Polynesia: The Communal Spirit of the Islands

Across Polynesia—spanning Samoa, Tonga, Tahiti, the Cook Islands, and beyond—barbecue takes on a communal form that preserves ancient techniques and honors the land. In many Polynesian cultures, cooking is an act of reverence as much as nourishment.

Samoa’s iconic umu involves placing heated volcanic stones on top of food wrapped in banana leaves, creating a smoky, aromatic steam. Chicken, fish, breadfruit, and taro cook alongside palusami, a beloved dish of taro leaves simmered with coconut cream. The flavors are clean and earthy, relying on natural ingredients rather than heavy sauces.

In Tonga, the lovo—similar to the imu and umu—anchors celebrations with slow-roasted meats and root crops that absorb the flavor of fire and soil. French Polynesia’s ma'a Tahiti follows a similar pathway, with pork, fish, and coconut-infused dishes cooked underground for hours.

Polynesian barbecue prioritizes togetherness: the preparation is shared, the cooking is ritualistic, and the meal is a collective experience. It’s food that tells the story of migration, ancestry, and deep respect for the natural world.

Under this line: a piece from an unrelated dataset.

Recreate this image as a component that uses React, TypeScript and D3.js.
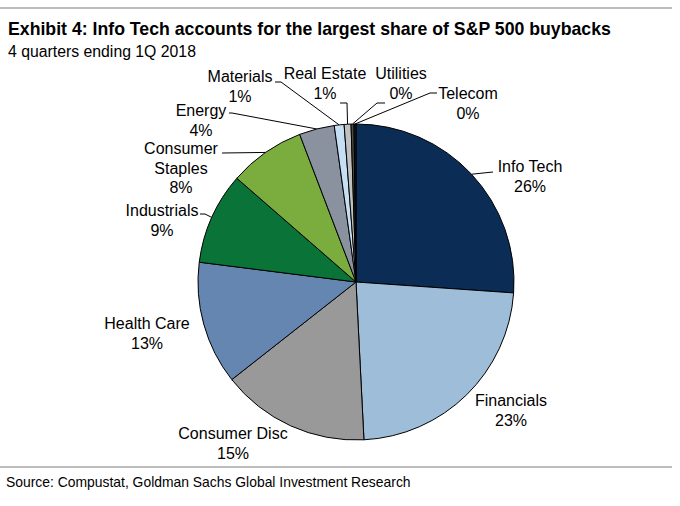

A Shared Heat, A Thousand Stories

Though each island group has its own techniques and flavors, the Pacific Islands share a unifying truth: barbecue is community. It’s ceremony, identity, history, and celebration served on a plate.

In the Pacific, barbecue is not rushed. It’s tended with patience, seasoned with heritage, and shared freely. Whether you’re savoring Guam’s finadene-kissed chicken, Hawaii’s kalua pork pulled from an imu, or the coconut-rich creations of a Samoan umu, you’re tasting more than food—you’re tasting the warmth of the islands themselves.